Setting
The study was conducted in 32 elementary, intermediate, and charter schools in Delaware, New Jersey, and Pennsylvania in the 2007–08 school year. To be eligible for the study, schools had to have at least two fourth-grade classrooms, not track students based on academic performance, use the same math curricula within fourth-grade classrooms, have more than one fourth-grade teacher, have adequate technology to implement the intervention, and have no evidence of use of Odyssey Math within the past 2 years.
Study sample
The analytic sample included 32 schools. All fourth-grade teachers within each school participated in the study; the analytic sample comprised 60 teachers in the intervention group and 62 teachers in the comparison group. Data from 1,223 intervention students and 1,233 comparison students contributed to the classroom-level means used in the analytic sample. The baseline student sample included 1,403 intervention students and 1,451 comparison students. Approximately 7% of the baseline student sample were English learners, about 25% belonged to a racial or ethnic minority group, and about 18% of the students were eligible for free or reduced-price lunch.
Intervention Group
Students in the intervention group used Odyssey Math for 60 minutes per week between October 2007 and April 2008 as a partial replacement of their schools’ core math curriculum. Teachers used Odyssey Math’s online assessments and tools to improve students’ math skills.
Comparison Group
Students in the comparison group continued to use their school’s core math curriculum. The core math curricula used by these schools included Everyday Math, Scott Foresman, Harcourt Brace, and Saxon Math. Participating teachers were encouraged to spend a similar amount of daily and weekly instruction time on mathematics. Five students in the comparison group switched groups mid-year and received the Odyssey Math curriculum.
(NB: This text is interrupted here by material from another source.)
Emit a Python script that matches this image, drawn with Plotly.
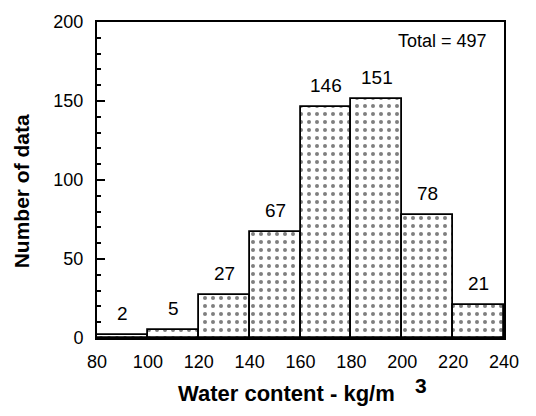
import plotly.graph_objects as go

# Histogram of water content (bin edges every 20 kg/m3)
bin_centers = [90, 110, 130, 150, 170, 190, 210, 230]
counts = [2, 5, 27, 67, 146, 151, 78, 21]
bin_width = 20
total = sum(counts)

FONT = "Liberation Sans, Arial, Helvetica, sans-serif"

fig = go.Figure(
    go.Bar(
        x=bin_centers,
        y=counts,
        width=bin_width,
        marker=dict(
            color="white",
            line=dict(color="black", width=1.8),
            pattern=dict(shape=".", fgcolor="black", bgcolor="white",
                         size=8, solidity=0.2),
        ),
    )
)

# Count labels above each bar
for xc, c in zip(bin_centers, counts):
    fig.add_annotation(
        x=xc, y=c, text=str(c), showarrow=False,
        xanchor="center", yanchor="bottom", yshift=9,
        font=dict(family=FONT, size=19, color="black"),
    )

fig.update_layout(
    width=536,
    height=416,
    margin=dict(l=97, r=32, t=16, b=78),
    plot_bgcolor="white",
    paper_bgcolor="white",
    showlegend=False,
    bargap=0,
    font=dict(family=FONT, size=18, color="black"),
)

fig.update_xaxes(
    range=[80, 240],
    tickmode="array",
    tickvals=list(range(80, 241, 20)),
    ticks="",
    ticklabelstandoff=6,
    showgrid=False,
    zeroline=False,
    showline=True,
    linecolor="black",
    linewidth=2,
    mirror=True,
    tickfont=dict(size=18),
)

fig.update_yaxes(
    range=[0, 200],
    dtick=50,
    ticks="inside",
    ticklen=8,
    tickwidth=1.5,
    tickcolor="black",
    ticklabelstandoff=8,
    minor=dict(ticks="inside", dtick=10, ticklen=4, tickwidth=1.5, tickcolor="black"),
    showgrid=False,
    zeroline=False,
    showline=True,
    linecolor="black",
    linewidth=2,
    mirror=True,
    tickfont=dict(size=18),
)

# Axis titles
fig.add_annotation(
    xref="paper", yref="paper", x=0.465, y=-0.175,
    text="<b>Water content - kg/m</b>", showarrow=False,
    font=dict(family=FONT, size=22, color="black"),
    xanchor="center", yanchor="middle",
)
fig.add_annotation(
    xref="paper", yref="paper", x=0.796, y=-0.149,
    text="<b>3</b>", showarrow=False,
    font=dict(family=FONT, size=21, color="black"),
    xanchor="center", yanchor="middle",
)
fig.add_annotation(
    xref="paper", yref="paper", x=-0.186, y=0.465,
    text="<b>Number of data</b>", showarrow=False, textangle=-90,
    font=dict(family=FONT, size=21, color="black"),
    xanchor="center", yanchor="middle",
)

fig.add_annotation(
    xref="paper", yref="paper", x=0.962, y=0.94,
    text=f"Total = {total}", showarrow=False,
    font=dict(family=FONT, size=18, color="black"),
    xanchor="right", yanchor="middle",
)

fig.write_html("out.html")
These students were analyzed as part of the comparison group, their originally assigned condition, thereby maintaining the integrity of the randomization.
Support for implementation
Two professional development training workshops taught by Compass Learning were offered to intervention teachers and to interested school administrators. The first workshop was offered in four regional locations in August 2007 and provided 5–6 hours of training. In total, 37 of the 60 teachers attended the August workshop, and 23 intervention group teachers attended a makeup day. The second workshop was offered on a single day in January 2008, and all 60 intervention group teachers attended. Both of these workshops provided training on the Odyssey Math software. The workshops were followed by one-on-one coaching sessions with the intervention teachers in their classrooms and involved 1–2 hours of coaching per teacher. These workshops and coaching sessions were offered in addition to the standard professional development opportunities available to teachers.